チャイニーズ・タイプライター

こんな本読んだ
考えてみれば、漢字をタイプするのは簡単な作業ではない。和文タイプの存在を知っていたので、中国語タイプも同じようにあると思っていたが、ひらがな・カタカナ・常用漢字と、日常的に使う文字がある程度絞られている日本語と比べ、中国語は事情がまったく違う。
中国語(漢字)にはそれを並べる基準がない、という指摘には虚を突かれた気がした。当然漢字にも「音」はあるわけだが、その音を表す文字がない。音節の研究はされていたのだから、反切とか考えるより、何か音を表す文字を考えた方が早かったんじゃないのかとさえ思う。そう思うと、五十音は素晴らしい。(これについては、馬渕和夫『五十音図の話』大修館書店(1993)が参考になる。)
漢字をそのままタイプするか、部品に分けるかの葛藤部分はあまり面白いと思えなかった。清書という目的があるのであれば、部品を組み合わせて作る漢字の不格好さは話にならない。漢字の数の膨大さを前にすれば、省力化を考えるのは当然なのだが。あと、もうちょっと技術的な説明がほしかった。資料の限界があるのかもしれないが、結局どういうシステムのタイプライターなのかがイメージしにくい。
現代に入り、最終的に中国語タイプライターには日本が大きく関わった。現代中国にとって、どこを見ても日本の影響のないところはないのかもしれない。

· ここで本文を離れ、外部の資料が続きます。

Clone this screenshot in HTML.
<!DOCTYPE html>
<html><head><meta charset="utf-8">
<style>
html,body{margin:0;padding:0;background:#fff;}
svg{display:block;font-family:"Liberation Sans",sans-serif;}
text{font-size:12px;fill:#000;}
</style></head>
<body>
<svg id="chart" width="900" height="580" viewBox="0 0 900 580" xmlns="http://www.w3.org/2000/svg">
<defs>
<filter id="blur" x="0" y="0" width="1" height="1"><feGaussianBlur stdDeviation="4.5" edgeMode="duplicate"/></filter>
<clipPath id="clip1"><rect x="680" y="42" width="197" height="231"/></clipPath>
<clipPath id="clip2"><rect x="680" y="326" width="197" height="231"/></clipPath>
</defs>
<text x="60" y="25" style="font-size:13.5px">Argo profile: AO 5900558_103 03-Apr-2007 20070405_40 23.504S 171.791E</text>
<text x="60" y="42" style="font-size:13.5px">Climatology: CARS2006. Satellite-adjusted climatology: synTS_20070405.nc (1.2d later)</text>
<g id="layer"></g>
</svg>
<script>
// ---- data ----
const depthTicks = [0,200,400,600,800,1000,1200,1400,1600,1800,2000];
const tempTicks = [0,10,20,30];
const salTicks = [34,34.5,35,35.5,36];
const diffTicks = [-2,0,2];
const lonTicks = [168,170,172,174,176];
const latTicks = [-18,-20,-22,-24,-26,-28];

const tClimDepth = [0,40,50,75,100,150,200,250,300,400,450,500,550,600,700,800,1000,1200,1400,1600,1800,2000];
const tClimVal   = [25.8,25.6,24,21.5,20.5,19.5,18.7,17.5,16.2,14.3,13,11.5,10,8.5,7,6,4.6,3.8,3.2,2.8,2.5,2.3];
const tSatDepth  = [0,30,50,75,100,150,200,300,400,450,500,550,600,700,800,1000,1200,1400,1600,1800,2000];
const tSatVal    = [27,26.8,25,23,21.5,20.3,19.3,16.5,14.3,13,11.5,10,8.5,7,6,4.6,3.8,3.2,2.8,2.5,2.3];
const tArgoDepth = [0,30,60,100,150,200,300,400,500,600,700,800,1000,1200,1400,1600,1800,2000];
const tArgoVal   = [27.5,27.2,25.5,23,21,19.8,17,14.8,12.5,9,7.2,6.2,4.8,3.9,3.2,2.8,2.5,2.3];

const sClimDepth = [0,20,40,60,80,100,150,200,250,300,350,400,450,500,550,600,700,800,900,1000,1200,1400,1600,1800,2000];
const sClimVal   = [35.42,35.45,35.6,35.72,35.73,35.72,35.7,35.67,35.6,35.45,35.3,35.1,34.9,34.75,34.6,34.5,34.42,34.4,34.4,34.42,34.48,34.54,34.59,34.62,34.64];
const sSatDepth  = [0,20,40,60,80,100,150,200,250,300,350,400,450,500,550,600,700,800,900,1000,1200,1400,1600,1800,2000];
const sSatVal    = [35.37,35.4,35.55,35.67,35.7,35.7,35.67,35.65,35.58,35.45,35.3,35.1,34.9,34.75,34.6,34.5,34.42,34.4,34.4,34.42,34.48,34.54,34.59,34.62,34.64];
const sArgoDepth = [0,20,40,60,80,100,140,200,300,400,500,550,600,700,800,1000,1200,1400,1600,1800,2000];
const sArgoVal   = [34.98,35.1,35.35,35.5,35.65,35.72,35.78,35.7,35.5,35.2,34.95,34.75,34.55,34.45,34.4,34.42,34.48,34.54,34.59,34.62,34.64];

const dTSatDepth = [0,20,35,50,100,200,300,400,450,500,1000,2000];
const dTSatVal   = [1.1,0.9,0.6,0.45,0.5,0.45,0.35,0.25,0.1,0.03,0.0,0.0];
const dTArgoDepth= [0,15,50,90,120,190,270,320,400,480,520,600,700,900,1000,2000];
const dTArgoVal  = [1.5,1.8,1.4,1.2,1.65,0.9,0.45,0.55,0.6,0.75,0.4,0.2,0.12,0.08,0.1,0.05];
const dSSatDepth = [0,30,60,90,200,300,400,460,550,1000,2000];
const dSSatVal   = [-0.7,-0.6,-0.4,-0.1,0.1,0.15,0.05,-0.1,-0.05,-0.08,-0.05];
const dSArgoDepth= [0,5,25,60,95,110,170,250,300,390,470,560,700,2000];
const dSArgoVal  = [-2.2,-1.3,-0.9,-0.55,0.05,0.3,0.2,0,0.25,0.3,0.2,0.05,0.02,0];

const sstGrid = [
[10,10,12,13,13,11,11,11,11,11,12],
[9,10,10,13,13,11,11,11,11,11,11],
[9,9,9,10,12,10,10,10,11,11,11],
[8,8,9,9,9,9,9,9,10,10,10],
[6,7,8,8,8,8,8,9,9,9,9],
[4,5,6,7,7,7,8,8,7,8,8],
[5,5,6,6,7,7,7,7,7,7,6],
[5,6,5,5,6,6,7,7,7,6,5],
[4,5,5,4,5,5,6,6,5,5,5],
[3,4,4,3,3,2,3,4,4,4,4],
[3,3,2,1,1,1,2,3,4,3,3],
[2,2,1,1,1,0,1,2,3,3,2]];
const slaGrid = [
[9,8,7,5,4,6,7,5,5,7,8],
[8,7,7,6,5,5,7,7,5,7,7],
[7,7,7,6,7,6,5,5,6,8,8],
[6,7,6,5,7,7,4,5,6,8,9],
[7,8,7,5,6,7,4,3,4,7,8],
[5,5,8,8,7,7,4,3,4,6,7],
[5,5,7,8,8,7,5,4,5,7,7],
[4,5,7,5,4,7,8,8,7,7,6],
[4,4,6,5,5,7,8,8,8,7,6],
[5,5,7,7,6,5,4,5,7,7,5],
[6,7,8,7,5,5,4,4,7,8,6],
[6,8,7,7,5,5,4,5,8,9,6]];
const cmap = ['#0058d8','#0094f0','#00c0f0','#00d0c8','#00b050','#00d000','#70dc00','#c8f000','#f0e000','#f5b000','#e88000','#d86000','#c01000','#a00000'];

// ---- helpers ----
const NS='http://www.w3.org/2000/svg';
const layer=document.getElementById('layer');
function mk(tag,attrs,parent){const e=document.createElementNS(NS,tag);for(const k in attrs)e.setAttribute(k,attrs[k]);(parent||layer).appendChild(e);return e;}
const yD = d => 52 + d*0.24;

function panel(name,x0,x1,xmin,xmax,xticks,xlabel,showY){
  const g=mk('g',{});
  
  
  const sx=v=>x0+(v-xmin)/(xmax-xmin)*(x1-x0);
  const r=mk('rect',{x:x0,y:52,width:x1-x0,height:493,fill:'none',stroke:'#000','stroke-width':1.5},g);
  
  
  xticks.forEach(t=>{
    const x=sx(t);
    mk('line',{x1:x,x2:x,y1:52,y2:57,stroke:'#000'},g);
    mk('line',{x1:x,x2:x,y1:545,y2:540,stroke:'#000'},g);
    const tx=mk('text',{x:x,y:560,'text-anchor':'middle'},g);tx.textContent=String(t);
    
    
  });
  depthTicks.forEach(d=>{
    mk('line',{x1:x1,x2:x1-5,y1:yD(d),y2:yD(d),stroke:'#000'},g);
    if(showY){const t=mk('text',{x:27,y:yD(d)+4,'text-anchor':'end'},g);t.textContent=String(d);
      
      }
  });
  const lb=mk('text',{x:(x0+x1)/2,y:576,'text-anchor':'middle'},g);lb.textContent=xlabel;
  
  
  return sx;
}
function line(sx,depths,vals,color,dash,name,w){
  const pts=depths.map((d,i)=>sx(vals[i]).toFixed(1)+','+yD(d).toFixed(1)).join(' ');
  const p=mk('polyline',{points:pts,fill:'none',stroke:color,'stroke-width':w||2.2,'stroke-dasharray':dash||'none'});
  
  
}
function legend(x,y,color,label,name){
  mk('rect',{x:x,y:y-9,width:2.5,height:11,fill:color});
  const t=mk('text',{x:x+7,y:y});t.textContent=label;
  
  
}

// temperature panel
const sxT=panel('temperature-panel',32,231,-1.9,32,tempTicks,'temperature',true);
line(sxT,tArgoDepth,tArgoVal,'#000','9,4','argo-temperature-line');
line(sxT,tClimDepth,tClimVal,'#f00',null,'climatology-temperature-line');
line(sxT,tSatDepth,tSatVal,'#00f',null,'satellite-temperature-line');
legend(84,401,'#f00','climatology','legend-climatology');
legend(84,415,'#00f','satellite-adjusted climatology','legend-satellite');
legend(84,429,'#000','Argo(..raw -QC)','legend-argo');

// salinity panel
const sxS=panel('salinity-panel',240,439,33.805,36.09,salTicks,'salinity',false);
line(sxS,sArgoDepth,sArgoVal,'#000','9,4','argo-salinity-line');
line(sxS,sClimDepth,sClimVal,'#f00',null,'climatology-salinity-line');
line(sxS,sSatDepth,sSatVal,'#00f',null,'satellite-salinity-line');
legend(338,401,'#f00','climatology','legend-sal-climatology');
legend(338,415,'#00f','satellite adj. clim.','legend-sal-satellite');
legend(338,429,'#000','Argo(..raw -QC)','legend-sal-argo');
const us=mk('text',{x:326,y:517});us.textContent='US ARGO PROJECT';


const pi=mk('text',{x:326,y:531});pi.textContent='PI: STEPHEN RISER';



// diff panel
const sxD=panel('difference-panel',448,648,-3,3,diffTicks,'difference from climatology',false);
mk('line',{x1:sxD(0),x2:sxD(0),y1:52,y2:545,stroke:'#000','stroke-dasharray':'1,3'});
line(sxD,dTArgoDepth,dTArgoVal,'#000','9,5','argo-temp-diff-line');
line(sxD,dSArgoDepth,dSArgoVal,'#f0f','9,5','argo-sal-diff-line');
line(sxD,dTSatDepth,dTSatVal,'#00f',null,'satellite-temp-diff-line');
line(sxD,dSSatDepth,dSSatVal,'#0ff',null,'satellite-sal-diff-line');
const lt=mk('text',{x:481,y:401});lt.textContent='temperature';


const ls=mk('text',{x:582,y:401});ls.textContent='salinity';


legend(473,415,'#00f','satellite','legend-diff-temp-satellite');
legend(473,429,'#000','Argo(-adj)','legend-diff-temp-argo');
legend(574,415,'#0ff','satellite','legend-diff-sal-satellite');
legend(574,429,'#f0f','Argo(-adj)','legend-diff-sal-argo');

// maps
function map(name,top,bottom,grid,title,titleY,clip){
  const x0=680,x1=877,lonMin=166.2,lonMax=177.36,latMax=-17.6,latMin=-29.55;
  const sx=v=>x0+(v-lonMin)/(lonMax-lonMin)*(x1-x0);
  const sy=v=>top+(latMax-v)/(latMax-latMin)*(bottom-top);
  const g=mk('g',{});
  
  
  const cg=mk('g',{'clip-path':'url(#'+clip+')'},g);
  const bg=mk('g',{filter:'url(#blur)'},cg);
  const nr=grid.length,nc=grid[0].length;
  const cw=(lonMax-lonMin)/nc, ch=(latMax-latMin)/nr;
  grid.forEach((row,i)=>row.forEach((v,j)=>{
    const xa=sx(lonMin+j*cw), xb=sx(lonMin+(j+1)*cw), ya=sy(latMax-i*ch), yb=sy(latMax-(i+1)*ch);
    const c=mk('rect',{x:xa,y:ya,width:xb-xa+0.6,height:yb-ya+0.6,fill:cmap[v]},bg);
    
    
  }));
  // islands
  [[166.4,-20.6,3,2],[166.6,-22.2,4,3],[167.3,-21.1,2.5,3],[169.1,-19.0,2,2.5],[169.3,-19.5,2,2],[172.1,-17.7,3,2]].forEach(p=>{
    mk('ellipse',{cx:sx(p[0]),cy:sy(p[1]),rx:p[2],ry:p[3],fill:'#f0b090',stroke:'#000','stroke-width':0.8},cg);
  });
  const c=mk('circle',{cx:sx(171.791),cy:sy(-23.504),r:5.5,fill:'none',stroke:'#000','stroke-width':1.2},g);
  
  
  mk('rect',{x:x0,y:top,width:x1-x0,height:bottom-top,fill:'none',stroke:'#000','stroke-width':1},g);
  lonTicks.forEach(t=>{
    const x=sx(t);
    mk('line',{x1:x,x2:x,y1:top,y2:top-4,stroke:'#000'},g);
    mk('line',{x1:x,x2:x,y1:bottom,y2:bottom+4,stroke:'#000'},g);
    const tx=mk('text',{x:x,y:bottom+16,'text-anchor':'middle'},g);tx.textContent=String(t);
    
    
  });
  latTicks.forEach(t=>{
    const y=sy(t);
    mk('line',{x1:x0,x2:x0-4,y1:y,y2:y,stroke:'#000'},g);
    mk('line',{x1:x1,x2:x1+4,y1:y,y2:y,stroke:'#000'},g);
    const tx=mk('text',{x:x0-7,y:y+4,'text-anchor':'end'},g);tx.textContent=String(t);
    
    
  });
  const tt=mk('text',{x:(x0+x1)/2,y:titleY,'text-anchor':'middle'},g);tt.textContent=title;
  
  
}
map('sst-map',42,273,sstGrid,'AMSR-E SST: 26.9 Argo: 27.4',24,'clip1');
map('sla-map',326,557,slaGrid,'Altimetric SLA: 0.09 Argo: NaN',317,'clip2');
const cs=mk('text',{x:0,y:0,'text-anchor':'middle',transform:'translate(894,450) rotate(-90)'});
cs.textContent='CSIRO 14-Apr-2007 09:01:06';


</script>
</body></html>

このへんからの話が私にとっては面白かった。特に最後の方で、タイピストたちが活字の配列を工夫するあたり。和文タイプがまだ現役だった頃、すり減った活字を取り替える業者がいて、一番よく減る活字はひらがなの「の」だと聞いたことがある。シャーロック・ホームズの『踊る人形』では一番多く出てくる人形は「e」だと推理する。英語で一番使う字だからだ。中国語タイプではどうだったんだろう。こういう職人ならではの裏話みたいなのが好きなので、中国語タイピストが工夫して活字を並べ替えるところは面白く読んだ。結局、道具は使う人にとって使いやすくすることで成長し、変化していくのだ。

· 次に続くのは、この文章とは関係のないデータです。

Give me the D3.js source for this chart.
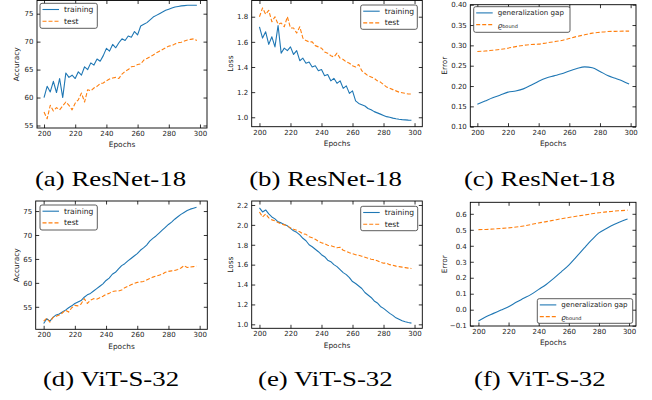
<!DOCTYPE html>
<html>
<head>
<meta charset="utf-8">
<script src="https://cdn.jsdelivr.net/npm/d3@7"></script>
<style>
  body { margin: 0; background: #fff; }
  svg { display: block; }
</style>
</head>
<body>
<svg id="fig" width="652" height="400"></svg>
<script>
// ---- data ---------------------------------------------------------------
const epochs = d3.range(200, 300, 2);
const epochsSmooth = [200, 205, 210, 215, 220, 225, 230, 235, 240, 245, 250,
                      255, 260, 265, 270, 275, 280, 285, 290, 295, 299];

const xTicks = [200, 220, 240, 260, 280, 300];

// ResNet-18
const resnetAccTrain = [60.0,62.0,61.0,62.9,60.9,63.4,60.0,64.4,63.6,64.0,63.4,64.6,64.0,65.5,65.0,66.2,65.8,66.9,66.5,67.5,
  68.8,68.3,69.5,68.9,69.8,70.5,70.2,71.0,70.8,71.8,71.2,72.8,73.1,73.4,73.9,74.4,74.7,75.0,75.3,75.6,
  75.8,76.0,76.2,76.3,76.4,76.45,76.5,76.5,76.5,76.5];
const resnetAccTest = [57.4,56.2,58.6,57.6,58.2,57.8,58.5,59.2,58.6,57.8,59.0,59.6,60.8,59.2,61.4,61.2,61.7,62.0,62.5,62.6,
  63.0,63.3,63.5,63.6,63.4,64.2,64.7,65.0,65.5,65.6,65.9,66.0,66.7,67.0,67.3,67.6,68.0,68.3,68.6,68.9,
  69.2,69.3,69.6,69.8,69.9,70.1,70.3,70.4,70.5,70.2];
const resnetLossTrain = [1.72,1.63,1.68,1.58,1.64,1.56,1.73,1.51,1.55,1.53,1.56,1.50,1.53,1.45,1.47,1.43,1.44,1.40,1.41,1.37,
  1.38,1.33,1.34,1.29,1.31,1.27,1.29,1.23,1.25,1.19,1.21,1.13,1.11,1.10,1.09,1.07,1.06,1.045,1.035,1.025,
  1.015,1.005,1.0,0.993,0.988,0.984,0.981,0.979,0.977,0.976];
const resnetLossTest = [1.80,1.87,1.82,1.85,1.76,1.80,1.74,1.75,1.72,1.80,1.71,1.71,1.67,1.72,1.63,1.61,1.60,1.60,1.57,1.56,
  1.55,1.52,1.51,1.49,1.48,1.51,1.47,1.46,1.44,1.43,1.41,1.40,1.42,1.37,1.35,1.33,1.32,1.31,1.29,1.28,
  1.26,1.24,1.23,1.22,1.21,1.20,1.195,1.19,1.185,1.185];
const resnetGap = [0.155,0.163,0.171,0.178,0.185,0.188,0.193,0.202,0.212,0.220,0.225,0.230,0.237,0.243,0.247,0.245,
  0.236,0.226,0.219,0.212,0.205];
const resnetBound = [0.285,0.286,0.288,0.290,0.293,0.297,0.300,0.302,0.303,0.306,0.309,0.312,0.317,0.322,0.326,0.330,
  0.332,0.334,0.3345,0.335,0.335];

// ViT-S-32
const vitAccTrain = [51.5,52.5,52.0,52.8,53.3,53.5,53.9,54.3,54.8,55.2,55.7,56.0,56.3,57.0,57.5,57.8,58.3,58.8,59.3,59.8,
  60.5,61.0,61.8,62.2,62.9,63.6,64.0,64.6,65.1,65.6,66.1,66.8,67.3,67.9,68.7,69.3,69.8,70.4,71.0,71.6,
  72.2,72.7,73.3,73.8,74.3,74.7,75.1,75.4,75.6,75.8];
const vitAccTest = [52.0,52.6,51.8,52.8,53.0,53.3,53.7,54.3,53.9,54.8,55.3,55.2,55.6,56.7,55.7,56.4,56.7,56.6,56.9,57.2,
  57.6,57.8,58.2,58.3,58.3,58.5,59.0,59.3,59.6,59.9,60.1,60.2,60.3,60.6,60.9,61.2,61.4,61.6,61.8,62.2,
  62.4,62.5,62.6,62.8,63.1,63.6,63.2,63.3,63.4,63.5];
const vitLossTrain = [2.17,2.13,2.15,2.11,2.08,2.06,2.03,2.02,2.005,1.99,1.965,1.94,1.925,1.90,1.865,1.84,1.80,1.78,1.755,1.73,
  1.70,1.68,1.645,1.63,1.60,1.58,1.55,1.52,1.50,1.47,1.43,1.41,1.385,1.36,1.32,1.295,1.27,1.235,1.215,1.18,
  1.16,1.135,1.11,1.09,1.065,1.05,1.035,1.025,1.018,1.012];
const vitLossTest = [2.13,2.08,2.11,2.07,2.05,2.04,2.025,2.01,2.0,1.99,1.97,1.955,1.945,1.93,1.91,1.905,1.88,1.87,1.855,1.835,
  1.82,1.81,1.795,1.79,1.78,1.77,1.775,1.745,1.735,1.72,1.71,1.70,1.695,1.685,1.675,1.665,1.655,1.65,1.64,1.625,
  1.615,1.615,1.60,1.595,1.585,1.58,1.575,1.57,1.565,1.562];
const vitGap = [-0.071,-0.044,-0.023,-0.002,0.019,0.046,0.071,0.096,0.127,0.158,0.196,0.237,0.279,0.331,0.383,0.435,
  0.481,0.508,0.533,0.554,0.567];
const vitBound = [0.501,0.502,0.505,0.508,0.512,0.517,0.524,0.533,0.543,0.551,0.560,0.569,0.577,0.585,0.592,0.600,
  0.607,0.612,0.617,0.620,0.623];

// tick values
const resnetAccTicks = [55, 60, 65, 70, 75];
const resnetLossTicks = [1.0, 1.2, 1.4, 1.6, 1.8];
const resnetErrTicks = [0.10, 0.15, 0.20, 0.25, 0.30, 0.35, 0.40];
const vitAccTicks = [55, 60, 65, 70, 75];
const vitLossTicks = [1.0, 1.2, 1.4, 1.6, 1.8, 2.0, 2.2];
const vitErrTicks = [-0.1, 0.0, 0.1, 0.2, 0.3, 0.4, 0.5, 0.6];

// labels
const trainTestLabels = ["training", "test"];
const gapLabels = ["generalization gap", "ϱ_bound"];
const captions = ["(a) ResNet-18", "(b) ResNet-18", "(c) ResNet-18",
                  "(d) ViT-S-32", "(e) ViT-S-32", "(f) ViT-S-32"];

// ---- styling ------------------------------------------------------------
const FONT = "'DejaVu Sans', sans-serif";
const BLUE = "#1f77b4", ORANGE = "#ff7f0e";
const TEXT = "#222";
const TICK_LEN = 3.5;
const LINE_W = 1.1;
const DASH = "4,2";

// ---- layout -------------------------------------------------------------
const panels = [
  { box: [37, 207, 0.5, 128], xDomain: [195.5, 304.5], yDomain: [54.55, 77.36], yTicks: resnetAccTicks, fmt: d3.format("d"),
    ylabel: "Accuracy", ylx: 16.7, xlabelY: 144,
    series: [{ x: epochs, y: resnetAccTrain, c: BLUE }, { x: epochs, y: resnetAccTest, c: ORANGE, dash: true }],
    legend: { x: 40, y: 3.3, w: 57.3, h: 25, labels: trainTestLabels, font: 7.6 },
    caption: { text: captions[0], x: 110.5, y: 186 } },
  { box: [251.7, 422.3, 0.5, 126.7], xDomain: [195, 305], yDomain: [0.925, 1.929], yTicks: resnetLossTicks, fmt: d3.format(".1f"),
    ylabel: "Loss", ylx: 230.7, xlabelY: 143.3,
    series: [{ x: epochs, y: resnetLossTrain, c: BLUE }, { x: epochs, y: resnetLossTest, c: ORANGE, dash: true }],
    legend: { x: 360.7, y: 5, w: 56.6, h: 24.3, labels: trainTestLabels, font: 7.6 },
    caption: { text: captions[1], x: 325.5, y: 186 } },
  { box: [470.3, 636, 4.7, 126.7], xDomain: [195.4, 303.5], yDomain: [0.10, 0.40], yTicks: resnetErrTicks, fmt: d3.format(".2f"),
    ylabel: "Error", ylx: 444.3, xlabelY: 143.3, smooth: true,
    series: [{ x: epochsSmooth, y: resnetGap, c: BLUE }, { x: epochsSmooth, y: resnetBound, c: ORANGE, dash: true }],
    legend: { x: 473.7, y: 6.7, w: 96.3, h: 25.6, labels: gapLabels, font: 7.1 },
    caption: { text: captions[2], x: 539.5, y: 186 } },
  { box: [35.7, 207.3, 201, 329.3], xDomain: [194.9, 304.9], yDomain: [50.3, 77.1], yTicks: vitAccTicks, fmt: d3.format("d"),
    ylabel: "Accuracy", ylx: 16.7, xlabelY: 346,
    series: [{ x: epochs, y: vitAccTrain, c: BLUE }, { x: epochs, y: vitAccTest, c: ORANGE, dash: true }],
    legend: { x: 40, y: 205, w: 57.3, h: 25, labels: trainTestLabels, font: 7.6 },
    caption: { text: captions[3], x: 111, y: 386 } },
  { box: [251.7, 422.3, 201, 328.3], xDomain: [195, 305], yDomain: [0.96, 2.24], yTicks: vitLossTicks, fmt: d3.format(".1f"),
    ylabel: "Loss", ylx: 230.7, xlabelY: 345,
    series: [{ x: epochs, y: vitLossTrain, c: BLUE }, { x: epochs, y: vitLossTest, c: ORANGE, dash: true }],
    legend: { x: 360.7, y: 206.3, w: 57, h: 24.4, labels: trainTestLabels, font: 7.6 },
    caption: { text: captions[4], x: 325.3, y: 386 } },
  { box: [470.3, 636, 202.3, 326], xDomain: [194.6, 304.6], yDomain: [-0.102, 0.672], yTicks: vitErrTicks, fmt: d3.format(".1f"),
    ylabel: "Error", ylx: 444.3, xlabelY: 342.3, smooth: true,
    series: [{ x: epochsSmooth, y: vitGap, c: BLUE }, { x: epochsSmooth, y: vitBound, c: ORANGE, dash: true }],
    legend: { x: 537.3, y: 298.7, w: 95.4, h: 24.6, labels: gapLabels, font: 7.1 },
    caption: { text: captions[5], x: 539.8, y: 386 } }
];

const fig = d3.select("#fig");

function styleAxis(sel) {
  sel.select(".domain").remove();
  sel.selectAll(".tick line").attr("stroke", "#000").attr("stroke-width", 0.8);
  sel.selectAll(".tick text").attr("fill", TEXT).attr("font-family", FONT).attr("font-size", 7);
}

function drawPanel(p) {
  const [L, R, T, B] = p.box;
  const x = d3.scaleLinear().domain(p.xDomain).range([L, R]);
  const y = d3.scaleLinear().domain(p.yDomain).range([B, T]);
  const g = fig.append("g");

  // series
  const line = d3.line()
    .x(d => x(d[0]))
    .y(d => y(d[1]))
    .curve(p.smooth ? d3.curveMonotoneX : d3.curveLinear);
  p.series.forEach(s => {
    g.append("path")
      .datum(d3.zip(s.x, s.y))
      .attr("d", line)
      .attr("fill", "none")
      .attr("stroke", s.c)
      .attr("stroke-width", LINE_W)
      .attr("stroke-linejoin", "round")
      .attr("stroke-dasharray", s.dash ? DASH : null);
  });

  // inward ticks on all four sides
  g.append("g").attr("transform", `translate(0,${B})`)
    .call(d3.axisBottom(x).tickValues(xTicks).tickSize(-TICK_LEN).tickSizeOuter(0).tickPadding(3).tickFormat(d3.format("d")))
    .call(styleAxis);
  g.append("g").attr("transform", `translate(0,${T})`)
    .call(d3.axisTop(x).tickValues(xTicks).tickSize(-TICK_LEN).tickSizeOuter(0).tickFormat(() => ""))
    .call(styleAxis);
  g.append("g").attr("transform", `translate(${L},0)`)
    .call(d3.axisLeft(y).tickValues(p.yTicks).tickSize(-TICK_LEN).tickSizeOuter(0).tickPadding(3.5).tickFormat(p.fmt))
    .call(styleAxis);
  g.append("g").attr("transform", `translate(${R},0)`)
    .call(d3.axisRight(y).tickValues(p.yTicks).tickSize(-TICK_LEN).tickSizeOuter(0).tickFormat(() => ""))
    .call(styleAxis);

  // frame
  g.append("rect")
    .attr("x", L).attr("y", T).attr("width", R - L).attr("height", B - T)
    .attr("fill", "none").attr("stroke", "#000").attr("stroke-width", 0.9);

  // axis titles
  g.append("text")
    .attr("transform", `translate(${p.ylx},${(T + B) / 2}) rotate(-90)`)
    .attr("text-anchor", "middle").attr("dominant-baseline", "central")
    .attr("font-family", FONT).attr("font-size", 7.4).attr("fill", TEXT)
    .text(p.ylabel);
  g.append("text")
    .attr("x", (L + R) / 2).attr("y", p.xlabelY)
    .attr("text-anchor", "middle").attr("dominant-baseline", "central")
    .attr("font-family", FONT).attr("font-size", 7.4).attr("fill", TEXT)
    .text("Epochs");

  // legend
  const lg = p.legend;
  const leg = g.append("g");
  leg.append("rect")
    .attr("x", lg.x).attr("y", lg.y).attr("width", lg.w).attr("height", lg.h)
    .attr("rx", 2).attr("fill", "#fff").attr("stroke", "#333").attr("stroke-width", 0.8);
  p.series.forEach((s, i) => {
    const ry = lg.y + 6.2 + i * 11.7;
    leg.append("line")
      .attr("x1", lg.x + 2.5).attr("x2", lg.x + 19).attr("y1", ry).attr("y2", ry)
      .attr("stroke", s.c).attr("stroke-width", LINE_W)
      .attr("stroke-dasharray", s.dash ? DASH : null);
    const t = leg.append("text")
      .attr("x", lg.x + 24).attr("y", ry)
      .attr("dominant-baseline", "central")
      .attr("font-family", FONT).attr("font-size", lg.font).attr("fill", TEXT);
    const [main, sub] = lg.labels[i].split("_");
    if (sub) {
      t.append("tspan").attr("font-style", "italic").text(main);
      t.append("tspan").attr("font-size", lg.font * 0.7).attr("dy", 1.6).text(sub);
    } else {
      t.text(main);
    }
  });

  // caption
  fig.append("text")
    .attr("transform", `translate(${p.caption.x},${p.caption.y}) scale(1.22,1)`)
    .attr("text-anchor", "middle")
    .attr("font-family", "'Liberation Serif', serif").attr("font-size", 22).attr("fill", "#000")
    .text(p.caption.text);
}

panels.forEach(drawPanel);
</script>
</body>
</html>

それから、そこに定番化した共産党のレトリックが関わっているというところ、ちょっとにやり。共産党のレトリックが定番化しているのは、今も同じ。
思いもかけなかったテーマを緻密に調べて書き上げている。ただ、文がいちいちまわりくどい。この人の論述のくせなのか、アメリカ人の文の特徴なのか、訳文のせいなのかはわからない。内容はすごく面白かったが、読みやすいとは思えなかった。